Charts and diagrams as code
************
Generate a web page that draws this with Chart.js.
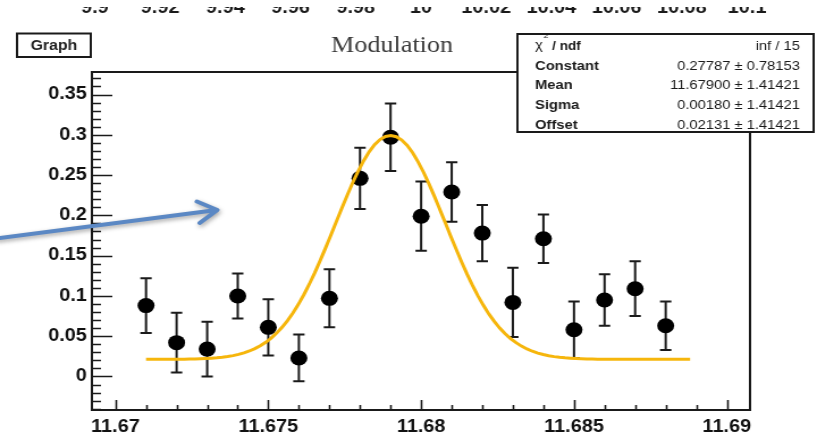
<!DOCTYPE html>
<html>
<head>
<meta charset="utf-8">
<script src="https://cdn.jsdelivr.net/npm/chart.js@4"></script>
<style>
  html, body { margin: 0; padding: 0; background: #fff; }
</style>
</head>
<body>
<!-- drawn 720 wide and shown 817 wide, so the whole plot is a little stretched sideways -->
<canvas id="modulation" width="720" height="435" style="width:817px;height:435px"></canvas>
<script>
// measured points (TGraphErrors), symmetric errors in y
const xs   = [11.671, 11.672, 11.673, 11.674, 11.675, 11.676, 11.677, 11.678, 11.679,
              11.680, 11.681, 11.682, 11.683, 11.684, 11.685, 11.686, 11.687, 11.688]
const ys   = [0.088, 0.042, 0.034, 0.100, 0.061, 0.023, 0.097, 0.246, 0.297,
              0.199, 0.229, 0.178, 0.092, 0.171, 0.058, 0.095, 0.109, 0.063]
const errs = [0.034, 0.037, 0.034, 0.028, 0.035, 0.029, 0.036, 0.038, 0.042,
              0.043, 0.037, 0.035, 0.043, 0.030, 0.035, 0.032, 0.034, 0.030]

// gaussian + offset fit, parameters as printed in the stats box
const fitConstant = 0.27787
const fitMean = 11.67900
const fitSigma = 0.00180
const fitOffset = 0.02131
const fitFrom = 11.671
const fitTo = 11.6888
const fitSamples = 100

const statNames  = ['Constant', 'Mean', 'Sigma', 'Offset']
const statValues = ['0.27787 \u00b1 0.78153', '11.67900 \u00b1 1.41421', '0.00180 \u00b1 1.41421', '0.02131 \u00b1 1.41421']
const chi2ndf = 'inf / 15'

const xTickValues = [11.67, 11.675, 11.68, 11.685, 11.69]
const xTickLabels = ['11.67', '11.675', '11.68', '11.685', '11.69']
const yTickValues = [0, 0.05, 0.1, 0.15, 0.2, 0.25, 0.3, 0.35]
const yTickLabels = ['0', '0.05', '0.1', '0.15', '0.2', '0.25', '0.3', '0.35']
// axis of the plot above, only its labels show at the top edge
const topAxisLabels = ['9.9', '9.92', '9.94', '9.96', '9.98', '10', '10.02', '10.04', '10.06', '10.08', '10.1']

const fitColor = '#f6b60c'
const inkColor = '#111'

const graphPoints = xs.map((x, i) => ({ x: x, y: ys[i] }))
const fitPoints = []
for (let k = 0; k <= fitSamples; k++) {
  const x = fitFrom + (fitTo - fitFrom) * k / fitSamples
  const u = (x - fitMean) / fitSigma
  fitPoints.push({ x: x, y: fitOffset + fitConstant * Math.exp(-0.5 * u * u) })
}

function labelFor(values, labels) {
  return function (v) {
    for (let i = 0; i < values.length; i++) {
      if (Math.abs(v - values[i]) < 1e-7) return labels[i]
    }
    return ''
  }
}

// labels may hang over the frame ends, don't let them shrink the plot
function noSidePadding(s) {
  s.paddingLeft = 0
  s.paddingRight = 0
}

function drawArrow(ctx) {
  ctx.save()
  ctx.strokeStyle = '#5b88c4'
  ctx.lineWidth = 4
  ctx.lineCap = 'round'
  ctx.lineJoin = 'round'
  ctx.shadowColor = 'rgba(0,0,0,0.35)'
  ctx.shadowBlur = 4
  ctx.shadowOffsetX = 1
  ctx.shadowOffsetY = 2
  ctx.beginPath()
  ctx.moveTo(-4, 238.5)
  ctx.lineTo(191, 210)
  ctx.moveTo(173.5, 201.5)
  ctx.lineTo(191.5, 210)
  ctx.lineTo(176, 223)
  ctx.stroke()
  ctx.restore()
}

const rootLook = {
  id: 'rootLook',
  beforeDraw(chart) {
    const ctx = chart.ctx
    ctx.save()
    ctx.fillStyle = '#fff'
    ctx.fillRect(0, 0, chart.width, chart.height)
    ctx.restore()
  },
  beforeDatasetsDraw(chart) {
    // error bars with small end caps
    const ctx = chart.ctx
    const sx = chart.scales.x, sy = chart.scales.y
    ctx.save()
    ctx.strokeStyle = '#1a1a1a'
    ctx.lineWidth = 2
    xs.forEach((x, i) => {
      const px = sx.getPixelForValue(x)
      const top = sy.getPixelForValue(ys[i] + errs[i])
      const bot = sy.getPixelForValue(ys[i] - errs[i])
      ctx.beginPath()
      ctx.moveTo(px, top); ctx.lineTo(px, bot)
      ctx.moveTo(px - 5, top); ctx.lineTo(px + 5, top)
      ctx.moveTo(px - 5, bot); ctx.lineTo(px + 5, bot)
      ctx.stroke()
    })
    ctx.restore()
  },
  afterDatasetsDraw(chart) {
    // frame and inward tick marks
    const ctx = chart.ctx
    const a = chart.chartArea
    const sx = chart.scales.x, sy = chart.scales.y
    ctx.save()
    ctx.strokeStyle = '#1a1a1a'
    ctx.lineWidth = 2
    ctx.strokeRect(a.left, a.top, a.right - a.left, a.bottom - a.top)
    ctx.lineWidth = 1.6
    ctx.beginPath()
    sy.ticks.forEach(t => {
      const py = Math.round(sy.getPixelForValue(t.value)) + 0.5
      const len = t.label ? 18 : 8
      ctx.moveTo(a.left, py); ctx.lineTo(a.left + len, py)
    })
    sx.ticks.forEach(t => {
      const px = Math.round(sx.getPixelForValue(t.value)) + 0.5
      const len = t.label ? 10 : 5
      ctx.moveTo(px, a.bottom); ctx.lineTo(px, a.bottom - len)
    })
    ctx.stroke()
    ctx.restore()
  },
  afterDraw(chart) {
    const ctx = chart.ctx
    ctx.save()
    // the labels of the upper plot are cut at the image edge
    ctx.fillStyle = '#fff'
    ctx.fillRect(0, 0, chart.width, 7)

    // "Graph" name box
    ctx.strokeStyle = '#1a1a1a'
    ctx.lineWidth = 2
    ctx.strokeRect(15, 33.5, 65, 23.5)
    ctx.fillStyle = '#222'
    ctx.font = 'bold 14px "Liberation Sans"'
    ctx.textAlign = 'center'
    ctx.textBaseline = 'middle'
    ctx.fillText('Graph', 47.5, 46)

    // title
    ctx.fillStyle = '#3c3c3c'
    ctx.font = '23px "Liberation Serif"'
    ctx.fillText('Modulation', 345.5, 46)

    // stats box
    ctx.fillStyle = '#fff'
    ctx.fillRect(456, 34, 261, 98)
    ctx.strokeStyle = '#1a1a1a'
    ctx.lineWidth = 2
    ctx.strokeRect(456, 34, 261, 98)

    ctx.fillStyle = '#1a1a1a'
    ctx.textAlign = 'left'
    ctx.textBaseline = 'alphabetic'
    ctx.font = '13px "Liberation Sans"'
    ctx.fillText('\u03c7', 471.5, 49)
    ctx.font = '8px "Liberation Sans"'
    ctx.fillText('2', 479, 38)
    ctx.font = 'bold 12px "Liberation Sans"'
    ctx.fillText('/ ndf', 486.5, 50)

    ctx.textBaseline = 'middle'
    ctx.font = 'bold 13px "Liberation Sans"'
    statNames.forEach((n, i) => ctx.fillText(n, 471.5, 66 + i * 19.8))
    ctx.textAlign = 'right'
    ctx.font = '13px "Liberation Sans"'
    ctx.fillText(chi2ndf, 705, 46)
    statValues.forEach((v, i) => ctx.fillText(v, 705, 66 + i * 19.8))
    ctx.restore()

    drawArrow(ctx)
  }
}

const tickFont = { family: 'Liberation Sans', size: 17.5, weight: 'bold' }

new Chart(document.getElementById('modulation'), {
  type: 'scatter',
  data: {
    datasets: [
      {
        type: 'line',
        label: 'fit',
        data: fitPoints,
        borderColor: fitColor,
        borderWidth: 3,
        pointRadius: 0,
        tension: 0,
        fill: false,
        order: 0
      },
      {
        type: 'scatter',
        label: 'Graph',
        data: graphPoints,
        pointRadius: 7.5,
        pointHoverRadius: 7.5,
        pointBackgroundColor: '#000',
        pointBorderWidth: 0,
        order: 1
      }
    ]
  },
  options: {
    responsive: false,
    animation: false,
    devicePixelRatio: 1,
    layout: { padding: { left: 0, right: 59, top: 0, bottom: 0 } },
    plugins: {
      legend: { display: false },
      tooltip: { enabled: false },
      title: { display: false }
    },
    scales: {
      x: {
        type: 'linear',
        position: 'bottom',
        min: 11.66923,
        max: 11.69076,
        grid: { display: false, drawTicks: false },
        border: { display: false },
        ticks: {
          stepSize: 0.001,
          autoSkip: false,
          includeBounds: false,
          maxRotation: 0,
          padding: 7,
          color: inkColor,
          font: tickFont,
          callback: labelFor(xTickValues, xTickLabels)
        },
        afterFit(s) { s.height = 25; noSidePadding(s) }
      },
      xTop: {
        type: 'linear',
        axis: 'x',
        position: 'top',
        min: 9.89907,
        max: 10.10093,
        grid: { display: false, drawTicks: false },
        border: { display: false },
        ticks: {
          stepSize: 0.02,
          autoSkip: false,
          includeBounds: false,
          maxRotation: 0,
          padding: 53,
          color: '#1a1a1a',
          font: tickFont,
          callback: (v, i) => topAxisLabels[i]
        },
        afterFit(s) { s.height = 72; noSidePadding(s) }
      },
      y: {
        type: 'linear',
        min: -0.0416,
        max: 0.378,
        grid: { display: false, drawTicks: false },
        border: { display: false },
        ticks: {
          stepSize: 0.01,
          autoSkip: false,
          includeBounds: false,
          padding: 4.5,
          color: inkColor,
          font: tickFont,
          callback: labelFor(yTickValues, yTickLabels)
        },
        afterFit(s) { s.width = 81; s.paddingTop = 0; s.paddingBottom = 0 }
      }
    }
  },
  plugins: [rootLook]
})
</script>
</body>
</html>
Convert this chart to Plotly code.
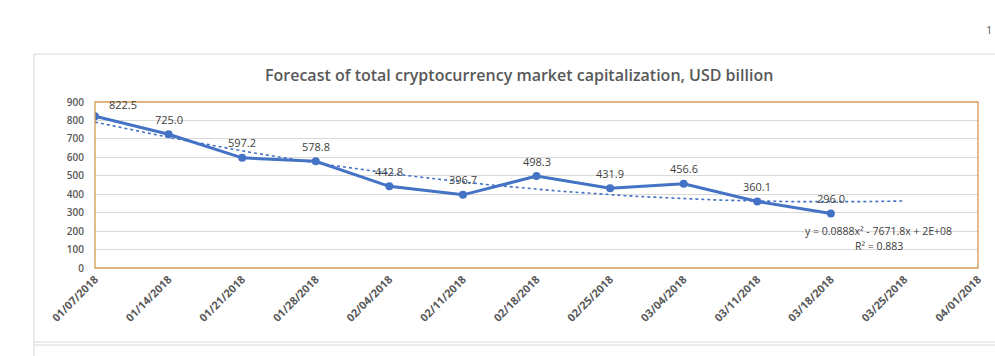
import numpy as np
import pandas as pd
import plotly.graph_objects as go

# ---- data ----
dates = ["2018-01-07", "2018-01-14", "2018-01-21", "2018-01-28", "2018-02-04",
         "2018-02-11", "2018-02-18", "2018-02-25", "2018-03-04", "2018-03-11",
         "2018-03-18"]
market_cap = [822.5, 725.0, 597.2, 578.8, 442.8, 396.7, 498.3, 431.9, 456.6, 360.1, 296.0]
value_labels = ["822.5", "725.0", "597.2", "578.8", "442.8", "396.7", "498.3",
                "431.9", "456.6", "360.1", "296.0"]
title_text = "Forecast of total cryptocurrency market capitalization, USD billion"
equation_text = "y = 0.0888x² - 7671.8x + 2E+08"
r2_text = "R² = 0.883"
forecast_periods = 1  # trendline extended one week forward

# ---- geometry (pixels) ----
W, H = 995, 356
L, R, T, B = 95, 978, 102, 268
pw, ph = R - L, B - T


def px(x):
    return (x - L) / pw


def py(y):
    return (B - y) / ph


# ---- polynomial (order 2) trendline fitted to the data ----
d = pd.to_datetime(dates)
t_days = np.array([(v - d[0]).days for v in d], dtype=float)
coef = np.polyfit(t_days, np.array(market_cap), 2)
t_end = t_days[-1] + 7 * forecast_periods
t_fine = np.linspace(0, t_end, 120)
trend_dates = d[0] + pd.to_timedelta(t_fine, unit="D")
trend_vals = np.polyval(coef, t_fine)

blue = "#4472C4"
grey_text = "#595959"
label_text = "#404040"
border = "#D49A52"

fig = go.Figure()
fig.add_trace(go.Scatter(
    x=trend_dates, y=trend_vals, mode="lines",
    line=dict(color=blue, width=1.6, dash="dot"),
    hoverinfo="skip", showlegend=False,
))
fig.add_trace(go.Scatter(
    x=d, y=market_cap, mode="lines+markers",
    line=dict(color=blue, width=3),
    marker=dict(color=blue, size=8),
    showlegend=False,
))

annotations = []
for i, (xv, yv, txt) in enumerate(zip(d, market_cap, value_labels)):
    if i == 0:
        annotations.append(dict(
            x=xv, y=yv, xref="x", yref="y", text=txt, showarrow=False,
            xanchor="left", yshift=12, xshift=12,
            font=dict(family="Open Sans", size=11, color=label_text),
        ))
    else:
        annotations.append(dict(
            x=xv, y=yv, xref="x", yref="y", text=txt, showarrow=False,
            yshift=15,
            font=dict(family="Open Sans", size=11, color=label_text),
        ))

annotations += [
    dict(x=px(519), y=py(75), xref="paper", yref="paper", text=title_text,
         showarrow=False, xanchor="center", yanchor="middle",
         font=dict(family="Open Sans", size=16, color=grey_text, weight=600)),
    dict(x=px(878), y=py(231), xref="paper", yref="paper", text=equation_text,
         showarrow=False, xanchor="center", yanchor="middle",
         font=dict(family="Open Sans", size=10.5, color=label_text)),
    dict(x=px(879), y=py(246), xref="paper", yref="paper", text=r2_text,
         showarrow=False, xanchor="center", yanchor="middle",
         font=dict(family="Open Sans", size=10.5, color=label_text)),
    dict(x=px(994), y=py(30), xref="paper", yref="paper", text="1",
         showarrow=False, xanchor="right", yanchor="middle",
         font=dict(family="Open Sans", size=11, color=grey_text)),
]

frame = "#D9D9D9"
shapes = [
    # outer chart frame
    dict(type="line", xref="paper", yref="paper", x0=px(34), x1=px(1000),
         y0=py(54), y1=py(54), line=dict(color=frame, width=1)),
    dict(type="line", xref="paper", yref="paper", x0=px(34), x1=px(34),
         y0=py(54), y1=py(360), line=dict(color=frame, width=1)),
    dict(type="line", xref="paper", yref="paper", x0=px(34), x1=px(1000),
         y0=py(342), y1=py(342), line=dict(color=frame, width=1)),
    dict(type="line", xref="paper", yref="paper", x0=px(34), x1=px(1000),
         y0=py(345), y1=py(345), line=dict(color=frame, width=1)),
    # plot-area border
    dict(type="rect", xref="paper", yref="paper", x0=0, x1=1, y0=0, y1=1,
         line=dict(color=border, width=1.3), layer="above"),
]

fig.update_layout(
    width=W, height=H,
    margin=dict(l=L, r=W - R, t=T, b=H - B),
    paper_bgcolor="white", plot_bgcolor="white",
    annotations=annotations, shapes=shapes,
    xaxis=dict(
        type="date", range=[d[0], pd.Timestamp("2018-04-01")],
        tick0=d[0], dtick=7 * 24 * 3600 * 1000, tickformat="%m/%d/%Y",
        tickangle=-45, showgrid=False, zeroline=False, showline=False,
        ticks="", ticklabelstandoff=2,
        tickfont=dict(family="Open Sans", size=11, color=grey_text, weight="bold"),
    ),
    yaxis=dict(
        range=[0, 900], dtick=100, showgrid=True, gridcolor="#D9D9D9",
        gridwidth=1, zeroline=False, showline=False, ticks="",
        ticklabelstandoff=10,
        tickfont=dict(family="Open Sans", size=10, color=grey_text, weight=600),
    ),
)

fig.write_html("out.html", config={"displayModeBar": False},
               post_script="document.body.style.margin='0';document.body.style.overflow='hidden';")
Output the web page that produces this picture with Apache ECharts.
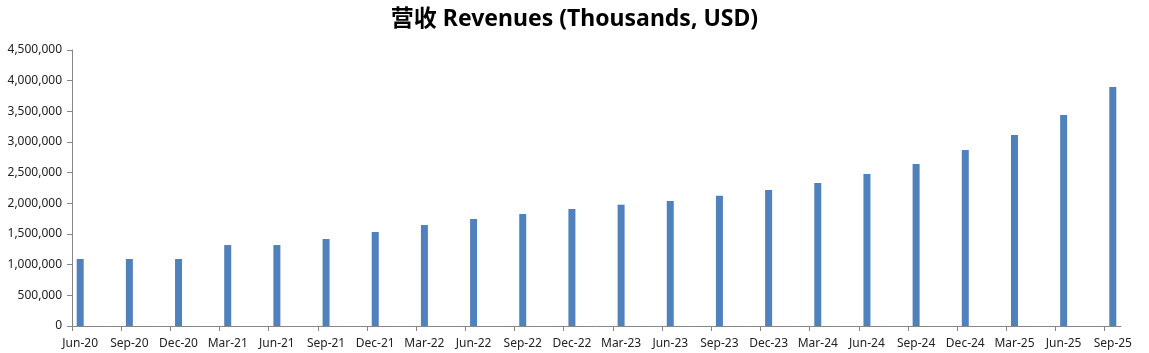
************
- [Goal of the exercise]
Exactly as they appear, write out the lines from the one containing "Convert this chart to Plotly code." down to the one containing "import plotly.graph_objects as go", both included. Pictures are left out.

- [Expected answer]
Convert this chart to Plotly code.
import numpy as np
import pandas as pd
import plotly.graph_objects as go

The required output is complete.